Think of AI as a formatting assistant, not a witness. It can help shape the page, but it was not there when you handled a delayed shipment, corrected a reporting process, or managed a difficult customer call. The evidence still has to come from you. If you skip that part, the letter may look finished while staying unconvincing.

How much editing is enough before submission.

Most self introduction letters improve sharply after two focused revision rounds. The first round checks alignment with the job. The second round checks whether each paragraph contains proof instead of self description. More than that can help, but only if the reviewer is testing substance rather than just rephrasing sentences.

One editing method works well in practice. Read each paragraph and underline the sentence that carries the proof. If a paragraph has no such sentence, it is mostly filler. Then check whether the proof is concrete enough to trigger follow up questions in an interview. If it is not, add one detail such as a number, a time frame, or the specific task you owned.

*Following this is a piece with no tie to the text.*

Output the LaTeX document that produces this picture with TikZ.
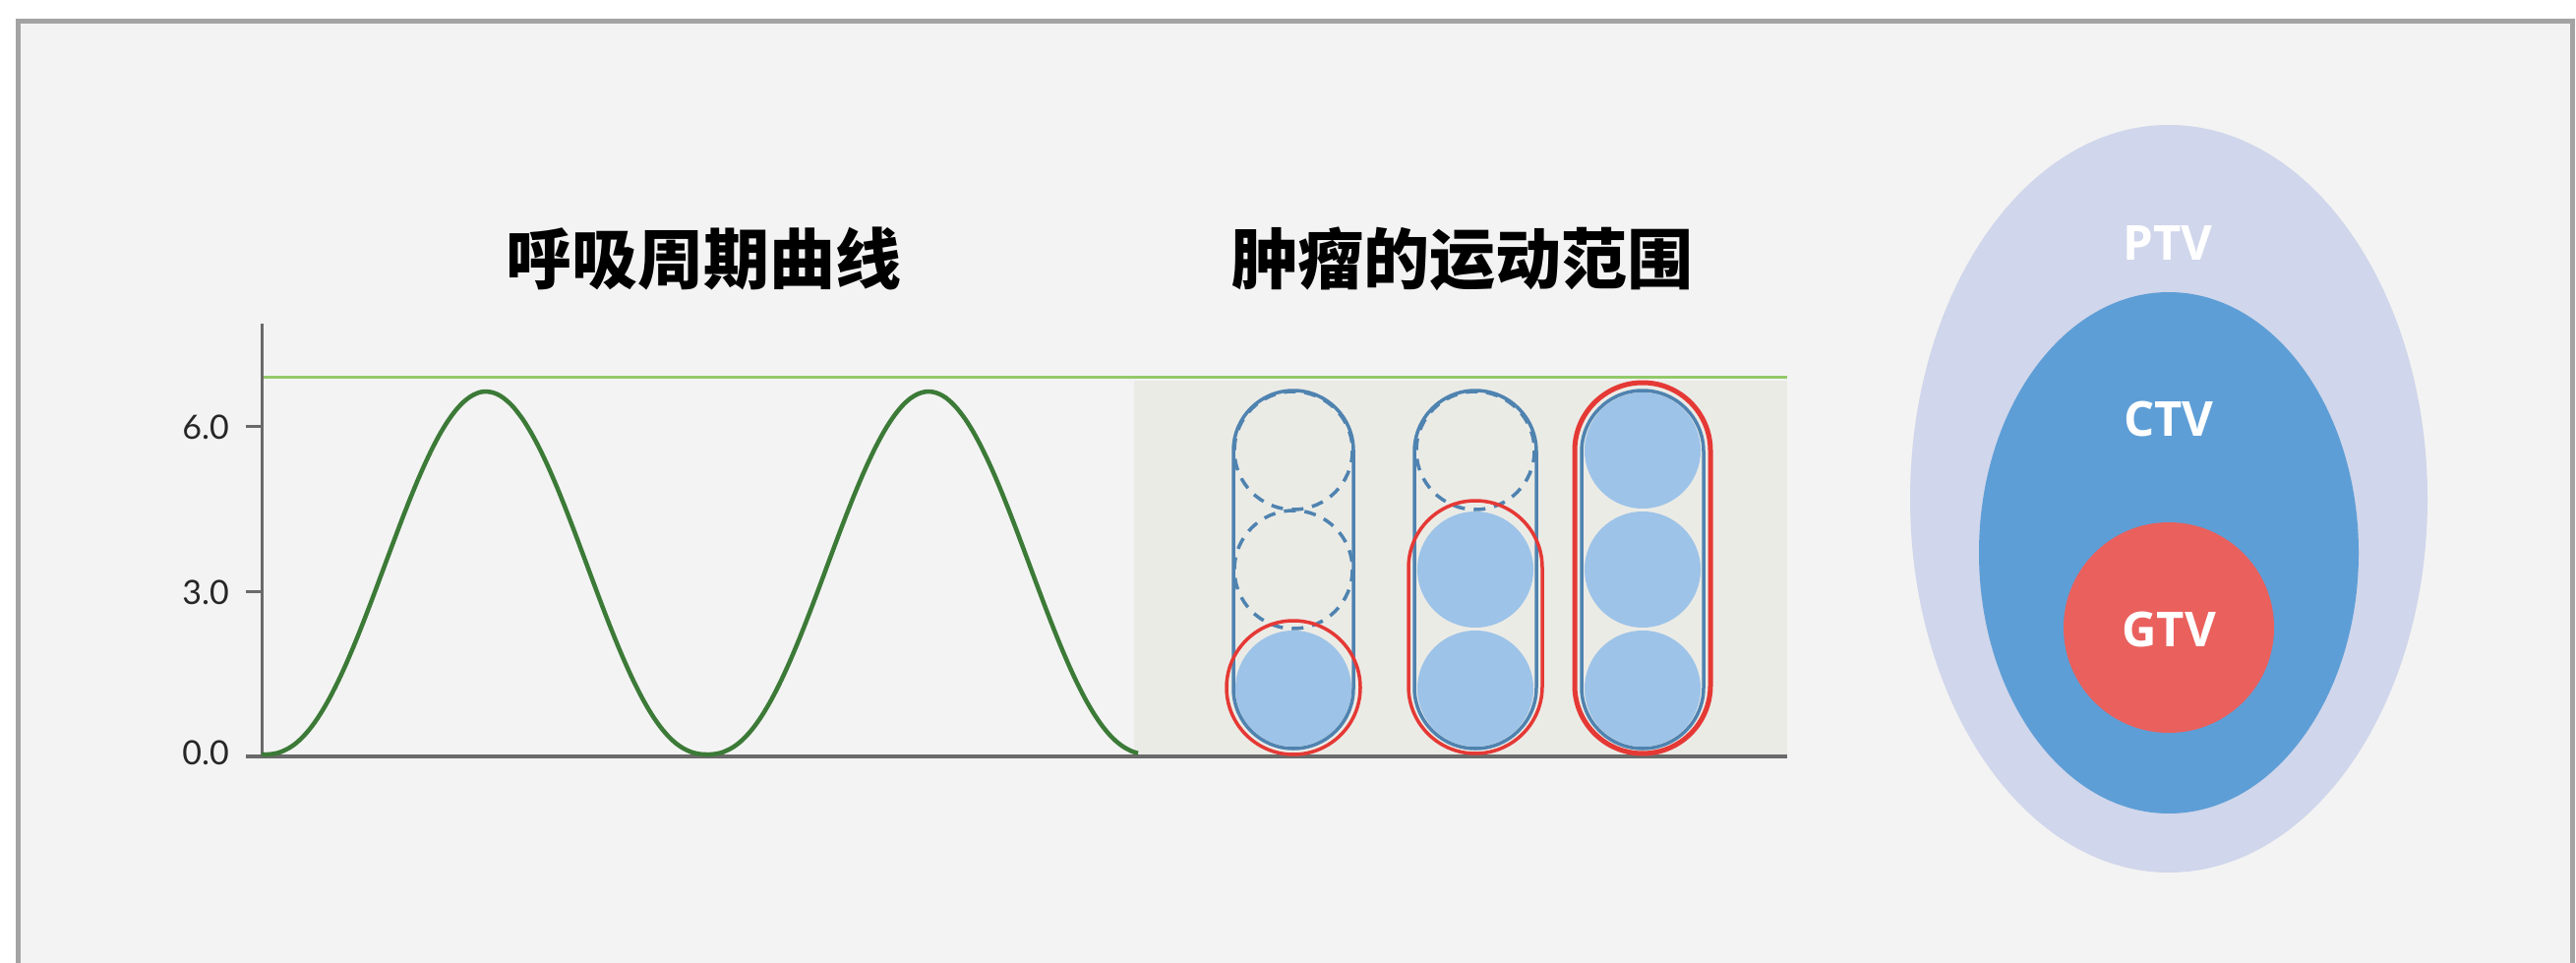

Another useful comparison is between readability and memorability. Readability means the document is easy to get through. Memorability means one or two points remain after reading. Many applicants stop at readability and assume the job is done. In screening, memorability is what gets you moved to the next pile.

The people who benefit most from this approach are not only first time job seekers. It also helps applicants with mixed backgrounds, career gaps, or work histories that do not look neat on paper. The limitation is that no writing method can rescue a letter built on weak relevance. If you want a practical next step, choose one target job posting today and rewrite just the first two paragraphs so that each one proves a single job related claim with evidence.